Closed weiying-chen closed 8 months ago

weiying-chen commented 8 months ago

Fixes #399.

I tested by using a loop that sends many HTTPS requests and by removing the part that reads and drains the data in the http_client.rs example. The pattern was the same: ESP_FAIL without flush_response(). No ESP_FAIL with flush_response().

Some considerations:

  1. Will flushing the response data in initiate_request() cause issues that cannot be observed in the http_client.rs example?
  2. If the response data is flushed in initiate_request(), will flushing the response data in fetch_headers() be redundant?
Vollbrecht commented 8 months ago

Thanks for the PR!

Some considerations:

1. Will flushing the response data in `initiate_request()` cause issues that cannot be observed in the `http_client.rs` example?

2. If the response data is [flushed](https://github.com/weiying-chen/esp-idf-svc/blob/feature/flush-response/src/http/client.rs#L213) in `initiate_request()`, will [flushing](https://github.com/weiying-chen/esp-idf-svc/blob/feature/flush-response/src/http/client.rs#L452) the response data in `fetch_headers()` be redundant?

Yeah that are some good questions. Potentially we have 3 states (new, request, response). Since you made the additional method public we need to know any site-effects on calling it in any of the 3 states, e.g it dosn't brake anything when its called randomly.

Also what is happening if you call flush_response() repeatedly? Is it save to do?

Does flushing len 0 in this context works as expeted, 0 meaning flush everything you have ?
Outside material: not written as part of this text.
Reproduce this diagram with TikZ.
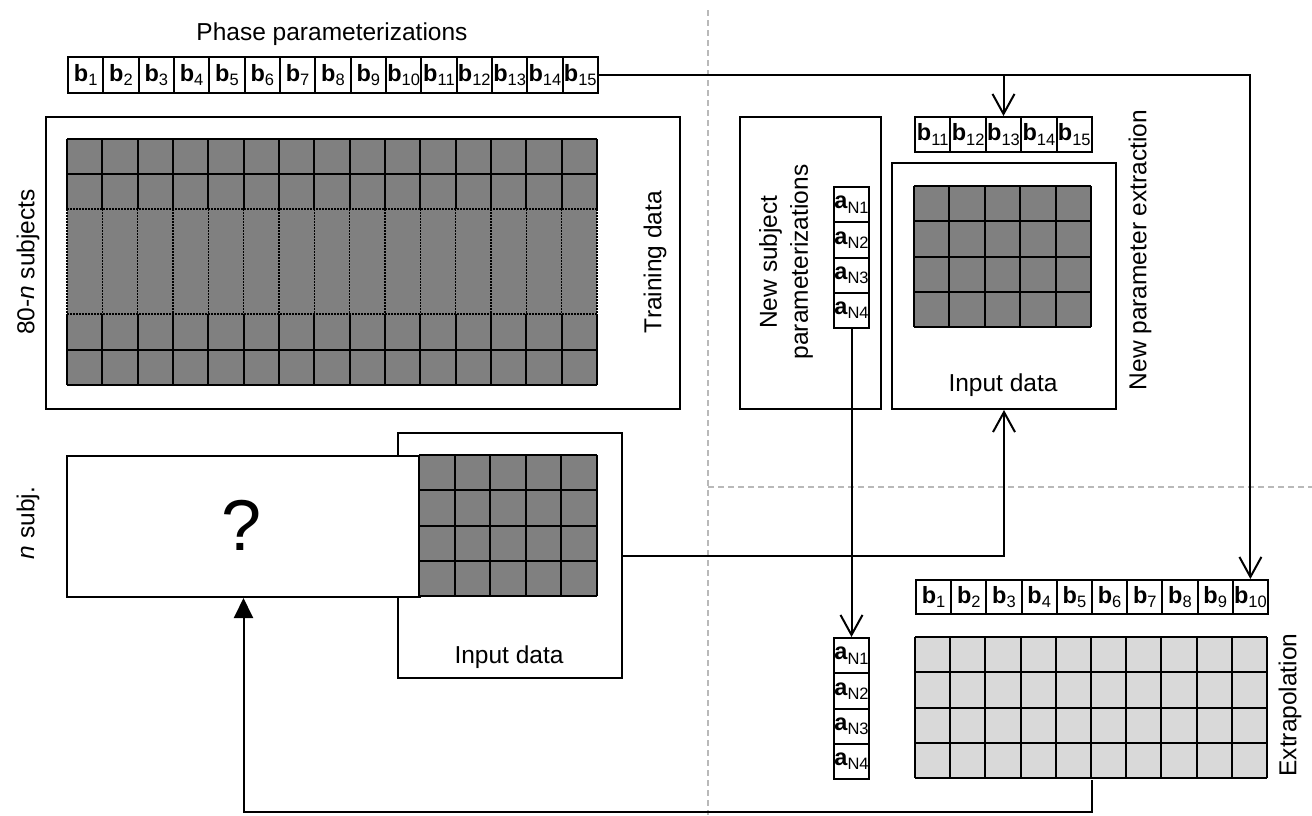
\documentclass[tikz,border=0pt]{standalone}
\usepackage{fontspec}
\setmainfont{Liberation Sans}
\usetikzlibrary{arrows.meta,calc}
\definecolor{dkgray}{RGB}{128,128,128}
\definecolor{ltgray}{RGB}{217,217,217}
\definecolor{sepgray}{RGB}{185,185,185}
\newcommand\bsub[2]{\textbf{#1}\raisebox{-0.35ex}{\fontsize{16.5}{16.5}\selectfont #2}}
\newcommand\cellgrid[7]{%
  \fill[#7] (#1,#2) rectangle ({#1+#3*#5},{#2+#4*#6});
  \foreach \k in {0,...,#3} \draw ({#1+\k*#5},#2) -- ({#1+\k*#5},{#2+#4*#6});
  \foreach \k in {0,...,#4} \draw (#1,{#2+\k*#6}) -- ({#1+#3*#5},{#2+\k*#6});
}
\begin{document}
\begin{tikzpicture}[x=1pt,y=-1pt,line width=2pt,
  lbl/.style={font=\fontsize{24.5}{31}\selectfont, inner sep=0},
  cellbox/.style={draw, line width=2pt, inner sep=0, font=\fontsize{23.5}{23.5}\selectfont, anchor=north west},
  frame/.style={draw, line width=2pt, inner sep=0, anchor=north west},
  area/.style={inner sep=0, anchor=north west},
  arr/.style={-{Straight Barb[length=20pt,width=22pt]}},
  farr/.style={-{Triangle[length=20pt,width=19pt]}},
  sep/.style={draw=sepgray, line width=2pt, dash pattern=on 6pt off 4pt},
  dots/.style={line width=1.5pt, dash pattern=on 1.5pt off 1.5pt}]

\useasboundingbox (0,0) rectangle (1312,815);

% separators
\draw[sep] (708,10) -- (708,815);
\draw[sep] (708,487) -- (1312,487);

% title and top parameter row
\node[lbl] (title) at (332,34) {Phase parameterizations};
\foreach \i in {1,...,15}
  \node[cellbox, minimum width=35.33pt, minimum height=36pt] (b\i) at ({67+(\i-1)*35.33},56) {\bsub{b}{\i}};

% training data
\node[frame, minimum width=634pt, minimum height=292pt] (train) at (45,116) {};
\fill[dkgray] (67,139) rectangle (597,385);
\foreach \k in {0,...,15} {
  \draw ({67+\k*35.33},139) -- ({67+\k*35.33},209);
  \draw ({67+\k*35.33},314) -- ({67+\k*35.33},385);
  \draw[dots] ({67+\k*35.33},209) -- ({67+\k*35.33},314);
}
\draw (67,139) -- (597,139) (67,174) -- (597,174) (67,350) -- (597,350) (67,385) -- (597,385);
\draw[dots] (67,209) -- (597,209) (67,314) -- (597,314);
\node[lbl, rotate=90] (trainlbl) at (655,262) {Training data};
\node[lbl, rotate=90] (subjlbl) at (28,262) {80-{\itshape n} subjects};
\node[lbl, rotate=90] (nlbl) at (28,523) {{\itshape n} subj.};

% n subjects: unknown + input data
\node[frame, minimum width=224pt, minimum height=245pt] (inp) at (397,432) {};
\node[lbl] (inplbl) at (509,657) {Input data};
\node[frame, fill=white, minimum width=353pt, minimum height=141pt] (q) at (66,455) {};
\node[font=\fontsize{72}{72}\selectfont, inner sep=0] (qm) at (242,525) {?};
\cellgrid{419}{455}{5}{4}{35.6}{35.25}{dkgray}

% new subject parameterizations
\node[frame, minimum width=141pt, minimum height=292pt] (newsub) at (739,116) {};
\node[lbl, rotate=90, align=center] (nslbl) at (786,262) {New subject\\parameterizations};
\foreach \i in {1,...,4}
  \node[cellbox, minimum width=35pt, minimum height=35.25pt] (a\i) at (833,{186+(\i-1)*35.25}) {\bsub{a}{N\i}};

% new parameter extraction
\foreach \i in {11,...,15}
  \node[cellbox, minimum width=35.4pt, minimum height=35pt] (c\i) at ({914+(\i-11)*35.4},116) {\bsub{b}{\i}};
\node[frame, minimum width=224pt, minimum height=246pt] (newpar) at (891,162) {};
\cellgrid{914}{186}{5}{4}{35.4}{35.25}{dkgray}
\node[lbl] (nplbl) at (1003,385) {Input data};
\node[lbl, rotate=90] (npelbl) at (1140,250) {New parameter extraction};

% extrapolation
\foreach \i in {1,...,10}
  \node[cellbox, minimum width=35.2pt, minimum height=34pt] (d\i) at ({915+(\i-1)*35.2},579) {\bsub{b}{\i}};
\foreach \i in {1,...,4}
  \node[cellbox, minimum width=35pt, minimum height=35.25pt] (e\i) at (833,{637+(\i-1)*35.25}) {\bsub{a}{N\i}};
\node[area, minimum width=352pt, minimum height=141pt] (exgrid) at (915,637) {};
\cellgrid{915}{637}{10}{4}{35.2}{35.25}{ltgray}
\node[lbl, rotate=90] (exlbl) at (1290,705) {Extrapolation};

% connectors
\draw[arr] (b15.east) -| (d10.north);
\draw[arr] (c13.north |- b15.east) -- (c13.north);
\draw[arr] (a4.south) -- (e1.north);
\draw[arr] (inp.east) -| (newpar.south);
\coordinate (botc) at (1091,812);
\draw[farr] (exgrid.south) -- (exgrid.south |- botc) -| (q.south);
\end{tikzpicture}
\end{document}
weiying-chen commented 8 months ago

Yeah that are some good questions. Potentially we have 3 states (new, request, response). Since you made the additional method public we need to know any site-effects on calling it in any of the 3 states, e.g it dosn't brake anything when its called randomly.

Also what is happening if you call flush_response() repeatedly? Is it save to do?

Does flushing len 0 in this context works as expeted, 0 meaning flush everything you have ?

Those are good questions too. I didn't think of them. I'll try to test each of those items and get back to you!

weiying-chen commented 8 months ago

I'm back.

  1. No ESP_FAIL if you run flush_response() repeatedly.

  2. No ESP_FAIL if you run flush_response() in a public context (e.g. in http_client.rs).

  3. No ESP_FAIL if you run flush_response() when State is New and Response. There is ESP_FAIL if State is Request. But I guess no one is going to run flush_response() in the last situation? Or maybe we should add a warning or if statement?

Note: when there was no ESP_FAIL, the code ran successfully.

weiying-chen commented 8 months ago

I think if we can clarify and fix the last two bits i asked down below we are good two go !

Okay, let me take a look and come back to you!

Vollbrecht commented 8 months ago

I think if we can clarify and fix the last two bits i asked down below we are good two go !

Okay, let me take a look and come back to you!

One last thing can you make sure that the http_client,rs example also still works with the changes !

Vollbrecht commented 8 months ago

Thanks for working on this!

The http_client example still worked for me with the changes.

weiying-chen commented 8 months ago

Thanks for working on this!

I use this crate a lot. So I'm happy to help!